** Start Extracted material **
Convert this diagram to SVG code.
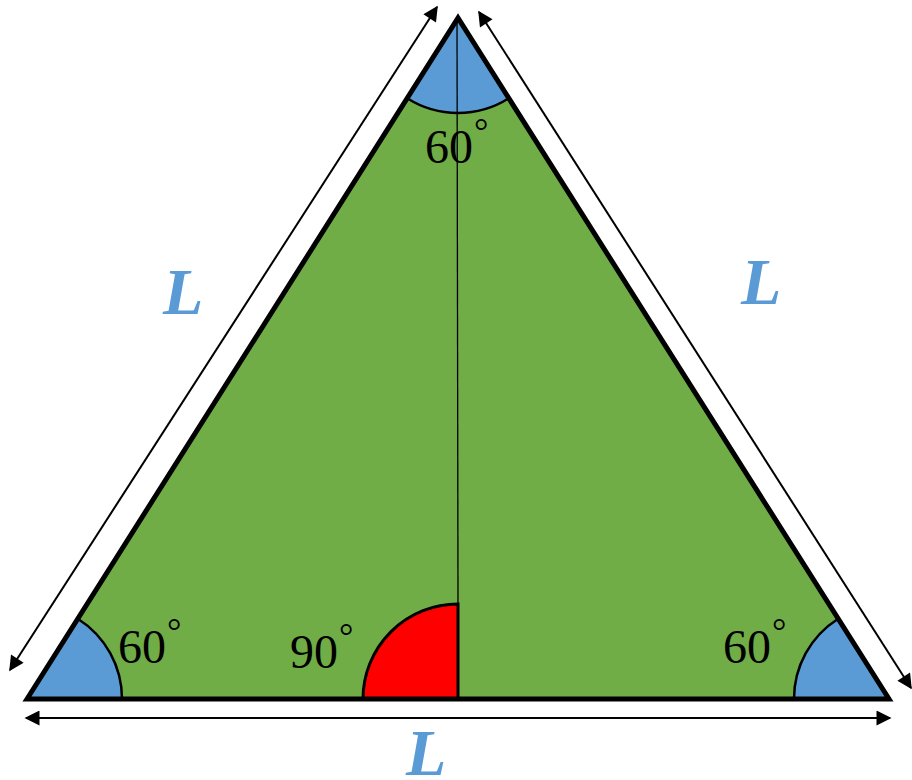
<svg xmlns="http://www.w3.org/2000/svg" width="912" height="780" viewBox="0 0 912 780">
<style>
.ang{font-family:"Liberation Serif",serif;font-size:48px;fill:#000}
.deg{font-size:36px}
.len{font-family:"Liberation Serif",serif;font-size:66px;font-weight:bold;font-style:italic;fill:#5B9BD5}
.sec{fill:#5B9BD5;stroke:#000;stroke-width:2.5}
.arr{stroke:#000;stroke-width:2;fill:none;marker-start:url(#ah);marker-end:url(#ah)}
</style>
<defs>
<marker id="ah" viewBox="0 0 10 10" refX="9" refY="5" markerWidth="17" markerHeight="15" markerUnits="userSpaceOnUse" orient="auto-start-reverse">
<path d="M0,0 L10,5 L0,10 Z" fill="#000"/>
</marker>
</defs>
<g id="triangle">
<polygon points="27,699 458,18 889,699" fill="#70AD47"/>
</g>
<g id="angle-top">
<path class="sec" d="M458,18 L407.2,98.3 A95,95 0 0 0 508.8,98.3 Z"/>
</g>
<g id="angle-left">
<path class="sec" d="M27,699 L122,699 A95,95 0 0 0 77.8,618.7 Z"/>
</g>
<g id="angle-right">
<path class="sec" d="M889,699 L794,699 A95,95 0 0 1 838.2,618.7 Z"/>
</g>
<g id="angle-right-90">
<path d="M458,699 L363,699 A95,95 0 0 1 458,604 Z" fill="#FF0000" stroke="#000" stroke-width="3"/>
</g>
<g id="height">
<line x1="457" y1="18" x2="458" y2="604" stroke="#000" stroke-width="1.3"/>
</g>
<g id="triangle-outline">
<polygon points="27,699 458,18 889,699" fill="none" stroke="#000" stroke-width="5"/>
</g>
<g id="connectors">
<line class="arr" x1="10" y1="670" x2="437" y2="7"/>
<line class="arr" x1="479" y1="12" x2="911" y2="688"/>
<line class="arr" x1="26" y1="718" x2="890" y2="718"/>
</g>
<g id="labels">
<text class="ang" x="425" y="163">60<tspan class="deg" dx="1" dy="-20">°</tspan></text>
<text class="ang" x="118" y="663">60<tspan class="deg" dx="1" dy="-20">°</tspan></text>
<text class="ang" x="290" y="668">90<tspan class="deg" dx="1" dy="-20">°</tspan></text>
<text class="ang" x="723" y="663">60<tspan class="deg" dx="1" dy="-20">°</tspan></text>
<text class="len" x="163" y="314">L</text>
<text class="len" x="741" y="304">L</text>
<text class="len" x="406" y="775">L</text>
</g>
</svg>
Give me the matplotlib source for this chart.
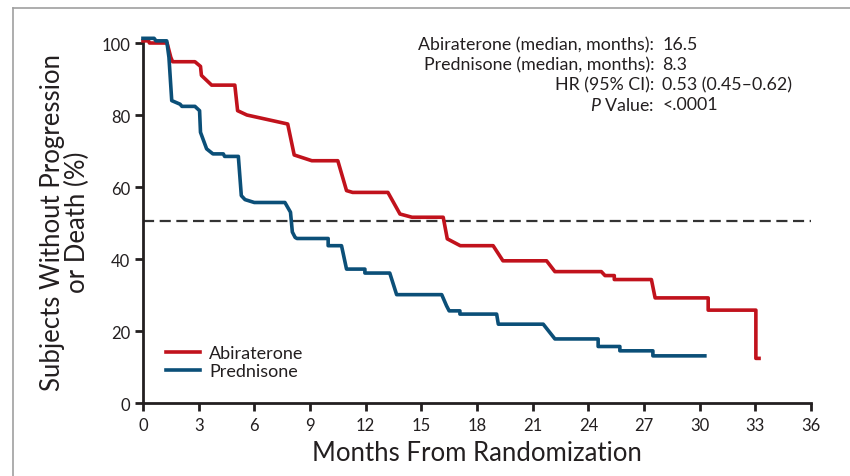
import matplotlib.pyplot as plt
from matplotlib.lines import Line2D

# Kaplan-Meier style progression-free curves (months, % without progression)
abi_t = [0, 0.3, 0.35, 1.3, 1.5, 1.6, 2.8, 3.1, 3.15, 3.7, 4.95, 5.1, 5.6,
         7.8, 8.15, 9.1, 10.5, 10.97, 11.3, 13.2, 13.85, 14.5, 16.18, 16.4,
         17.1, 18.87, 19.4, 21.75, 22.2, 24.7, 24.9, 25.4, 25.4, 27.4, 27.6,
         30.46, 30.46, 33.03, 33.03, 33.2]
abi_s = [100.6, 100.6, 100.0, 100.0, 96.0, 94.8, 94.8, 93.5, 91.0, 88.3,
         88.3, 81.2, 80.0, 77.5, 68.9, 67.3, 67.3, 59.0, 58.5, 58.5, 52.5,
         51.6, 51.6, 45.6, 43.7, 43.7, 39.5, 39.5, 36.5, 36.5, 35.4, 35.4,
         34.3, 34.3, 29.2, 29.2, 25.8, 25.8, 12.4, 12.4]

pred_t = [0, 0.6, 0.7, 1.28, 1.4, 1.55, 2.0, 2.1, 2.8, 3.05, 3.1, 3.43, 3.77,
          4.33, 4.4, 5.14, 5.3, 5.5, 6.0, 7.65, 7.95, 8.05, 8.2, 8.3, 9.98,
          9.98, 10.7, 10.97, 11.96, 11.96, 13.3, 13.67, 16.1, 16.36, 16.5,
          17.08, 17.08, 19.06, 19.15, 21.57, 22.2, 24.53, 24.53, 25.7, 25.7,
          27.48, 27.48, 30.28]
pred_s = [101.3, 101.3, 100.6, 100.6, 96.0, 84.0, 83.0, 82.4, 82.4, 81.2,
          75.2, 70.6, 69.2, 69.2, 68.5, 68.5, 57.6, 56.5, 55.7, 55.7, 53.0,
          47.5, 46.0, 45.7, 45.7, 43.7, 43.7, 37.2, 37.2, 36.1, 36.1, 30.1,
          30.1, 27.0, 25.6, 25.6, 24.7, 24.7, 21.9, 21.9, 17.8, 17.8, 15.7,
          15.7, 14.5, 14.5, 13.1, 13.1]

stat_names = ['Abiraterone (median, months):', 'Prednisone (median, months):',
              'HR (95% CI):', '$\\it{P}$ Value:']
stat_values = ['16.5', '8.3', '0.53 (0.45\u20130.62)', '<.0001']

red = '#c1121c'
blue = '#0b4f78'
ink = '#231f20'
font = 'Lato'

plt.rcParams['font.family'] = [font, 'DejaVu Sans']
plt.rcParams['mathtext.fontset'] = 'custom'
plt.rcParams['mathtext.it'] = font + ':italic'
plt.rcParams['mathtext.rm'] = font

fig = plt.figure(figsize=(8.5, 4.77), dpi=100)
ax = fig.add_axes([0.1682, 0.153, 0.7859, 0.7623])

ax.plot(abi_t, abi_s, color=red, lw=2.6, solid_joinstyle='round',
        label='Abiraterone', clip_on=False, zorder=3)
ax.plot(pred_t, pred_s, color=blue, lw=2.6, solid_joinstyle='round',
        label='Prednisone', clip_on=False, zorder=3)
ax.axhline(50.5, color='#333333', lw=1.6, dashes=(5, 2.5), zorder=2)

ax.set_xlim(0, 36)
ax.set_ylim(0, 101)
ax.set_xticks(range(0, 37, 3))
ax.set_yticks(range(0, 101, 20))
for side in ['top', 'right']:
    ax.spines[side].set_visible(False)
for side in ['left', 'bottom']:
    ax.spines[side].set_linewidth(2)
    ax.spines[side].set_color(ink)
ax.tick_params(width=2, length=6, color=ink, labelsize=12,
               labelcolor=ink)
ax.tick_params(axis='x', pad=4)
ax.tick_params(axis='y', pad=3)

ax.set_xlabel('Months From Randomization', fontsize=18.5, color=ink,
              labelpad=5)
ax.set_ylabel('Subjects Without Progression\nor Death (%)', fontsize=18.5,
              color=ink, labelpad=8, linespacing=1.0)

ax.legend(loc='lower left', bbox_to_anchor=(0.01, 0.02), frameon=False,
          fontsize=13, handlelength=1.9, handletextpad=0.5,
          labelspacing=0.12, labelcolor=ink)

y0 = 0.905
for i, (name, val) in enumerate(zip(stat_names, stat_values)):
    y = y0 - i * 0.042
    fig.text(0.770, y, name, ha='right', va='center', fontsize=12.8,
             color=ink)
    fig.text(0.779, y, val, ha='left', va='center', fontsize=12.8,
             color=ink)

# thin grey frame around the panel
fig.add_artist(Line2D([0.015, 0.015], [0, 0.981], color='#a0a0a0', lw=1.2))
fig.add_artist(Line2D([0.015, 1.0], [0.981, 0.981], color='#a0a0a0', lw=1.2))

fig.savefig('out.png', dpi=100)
** End Extracted material **
Stated problem. Reproduce the material above in full, exactly, with no images.

Written solution.
Convert this diagram to SVG code.
<svg xmlns="http://www.w3.org/2000/svg" width="912" height="780" viewBox="0 0 912 780">
<style>
.ang{font-family:"Liberation Serif",serif;font-size:48px;fill:#000}
.deg{font-size:36px}
.len{font-family:"Liberation Serif",serif;font-size:66px;font-weight:bold;font-style:italic;fill:#5B9BD5}
.sec{fill:#5B9BD5;stroke:#000;stroke-width:2.5}
.arr{stroke:#000;stroke-width:2;fill:none;marker-start:url(#ah);marker-end:url(#ah)}
</style>
<defs>
<marker id="ah" viewBox="0 0 10 10" refX="9" refY="5" markerWidth="17" markerHeight="15" markerUnits="userSpaceOnUse" orient="auto-start-reverse">
<path d="M0,0 L10,5 L0,10 Z" fill="#000"/>
</marker>
</defs>
<g id="triangle">
<polygon points="27,699 458,18 889,699" fill="#70AD47"/>
</g>
<g id="angle-top">
<path class="sec" d="M458,18 L407.2,98.3 A95,95 0 0 0 508.8,98.3 Z"/>
</g>
<g id="angle-left">
<path class="sec" d="M27,699 L122,699 A95,95 0 0 0 77.8,618.7 Z"/>
</g>
<g id="angle-right">
<path class="sec" d="M889,699 L794,699 A95,95 0 0 1 838.2,618.7 Z"/>
</g>
<g id="angle-right-90">
<path d="M458,699 L363,699 A95,95 0 0 1 458,604 Z" fill="#FF0000" stroke="#000" stroke-width="3"/>
</g>
<g id="height">
<line x1="457" y1="18" x2="458" y2="604" stroke="#000" stroke-width="1.3"/>
</g>
<g id="triangle-outline">
<polygon points="27,699 458,18 889,699" fill="none" stroke="#000" stroke-width="5"/>
</g>
<g id="connectors">
<line class="arr" x1="10" y1="670" x2="437" y2="7"/>
<line class="arr" x1="479" y1="12" x2="911" y2="688"/>
<line class="arr" x1="26" y1="718" x2="890" y2="718"/>
</g>
<g id="labels">
<text class="ang" x="425" y="163">60<tspan class="deg" dx="1" dy="-20">°</tspan></text>
<text class="ang" x="118" y="663">60<tspan class="deg" dx="1" dy="-20">°</tspan></text>
<text class="ang" x="290" y="668">90<tspan class="deg" dx="1" dy="-20">°</tspan></text>
<text class="ang" x="723" y="663">60<tspan class="deg" dx="1" dy="-20">°</tspan></text>
<text class="len" x="163" y="314">L</text>
<text class="len" x="741" y="304">L</text>
<text class="len" x="406" y="775">L</text>
</g>
</svg>
Give me the matplotlib source for this chart.
import matplotlib.pyplot as plt
from matplotlib.lines import Line2D

# Kaplan-Meier style progression-free curves (months, % without progression)
abi_t = [0, 0.3, 0.35, 1.3, 1.5, 1.6, 2.8, 3.1, 3.15, 3.7, 4.95, 5.1, 5.6,
         7.8, 8.15, 9.1, 10.5, 10.97, 11.3, 13.2, 13.85, 14.5, 16.18, 16.4,
         17.1, 18.87, 19.4, 21.75, 22.2, 24.7, 24.9, 25.4, 25.4, 27.4, 27.6,
         30.46, 30.46, 33.03, 33.03, 33.2]
abi_s = [100.6, 100.6, 100.0, 100.0, 96.0, 94.8, 94.8, 93.5, 91.0, 88.3,
         88.3, 81.2, 80.0, 77.5, 68.9, 67.3, 67.3, 59.0, 58.5, 58.5, 52.5,
         51.6, 51.6, 45.6, 43.7, 43.7, 39.5, 39.5, 36.5, 36.5, 35.4, 35.4,
         34.3, 34.3, 29.2, 29.2, 25.8, 25.8, 12.4, 12.4]

pred_t = [0, 0.6, 0.7, 1.28, 1.4, 1.55, 2.0, 2.1, 2.8, 3.05, 3.1, 3.43, 3.77,
          4.33, 4.4, 5.14, 5.3, 5.5, 6.0, 7.65, 7.95, 8.05, 8.2, 8.3, 9.98,
          9.98, 10.7, 10.97, 11.96, 11.96, 13.3, 13.67, 16.1, 16.36, 16.5,
          17.08, 17.08, 19.06, 19.15, 21.57, 22.2, 24.53, 24.53, 25.7, 25.7,
          27.48, 27.48, 30.28]
pred_s = [101.3, 101.3, 100.6, 100.6, 96.0, 84.0, 83.0, 82.4, 82.4, 81.2,
          75.2, 70.6, 69.2, 69.2, 68.5, 68.5, 57.6, 56.5, 55.7, 55.7, 53.0,
          47.5, 46.0, 45.7, 45.7, 43.7, 43.7, 37.2, 37.2, 36.1, 36.1, 30.1,
          30.1, 27.0, 25.6, 25.6, 24.7, 24.7, 21.9, 21.9, 17.8, 17.8, 15.7,
          15.7, 14.5, 14.5, 13.1, 13.1]

stat_names = ['Abiraterone (median, months):', 'Prednisone (median, months):',
              'HR (95% CI):', '$\\it{P}$ Value:']
stat_values = ['16.5', '8.3', '0.53 (0.45\u20130.62)', '<.0001']

red = '#c1121c'
blue = '#0b4f78'
ink = '#231f20'
font = 'Lato'

plt.rcParams['font.family'] = [font, 'DejaVu Sans']
plt.rcParams['mathtext.fontset'] = 'custom'
plt.rcParams['mathtext.it'] = font + ':italic'
plt.rcParams['mathtext.rm'] = font

fig = plt.figure(figsize=(8.5, 4.77), dpi=100)
ax = fig.add_axes([0.1682, 0.153, 0.7859, 0.7623])

ax.plot(abi_t, abi_s, color=red, lw=2.6, solid_joinstyle='round',
        label='Abiraterone', clip_on=False, zorder=3)
ax.plot(pred_t, pred_s, color=blue, lw=2.6, solid_joinstyle='round',
        label='Prednisone', clip_on=False, zorder=3)
ax.axhline(50.5, color='#333333', lw=1.6, dashes=(5, 2.5), zorder=2)

ax.set_xlim(0, 36)
ax.set_ylim(0, 101)
ax.set_xticks(range(0, 37, 3))
ax.set_yticks(range(0, 101, 20))
for side in ['top', 'right']:
    ax.spines[side].set_visible(False)
for side in ['left', 'bottom']:
    ax.spines[side].set_linewidth(2)
    ax.spines[side].set_color(ink)
ax.tick_params(width=2, length=6, color=ink, labelsize=12,
               labelcolor=ink)
ax.tick_params(axis='x', pad=4)
ax.tick_params(axis='y', pad=3)

ax.set_xlabel('Months From Randomization', fontsize=18.5, color=ink,
              labelpad=5)
ax.set_ylabel('Subjects Without Progression\nor Death (%)', fontsize=18.5,
              color=ink, labelpad=8, linespacing=1.0)

ax.legend(loc='lower left', bbox_to_anchor=(0.01, 0.02), frameon=False,
          fontsize=13, handlelength=1.9, handletextpad=0.5,
          labelspacing=0.12, labelcolor=ink)

y0 = 0.905
for i, (name, val) in enumerate(zip(stat_names, stat_values)):
    y = y0 - i * 0.042
    fig.text(0.770, y, name, ha='right', va='center', fontsize=12.8,
             color=ink)
    fig.text(0.779, y, val, ha='left', va='center', fontsize=12.8,
             color=ink)

# thin grey frame around the panel
fig.add_artist(Line2D([0.015, 0.015], [0, 0.981], color='#a0a0a0', lw=1.2))
fig.add_artist(Line2D([0.015, 1.0], [0.981, 0.981], color='#a0a0a0', lw=1.2))

fig.savefig('out.png', dpi=100)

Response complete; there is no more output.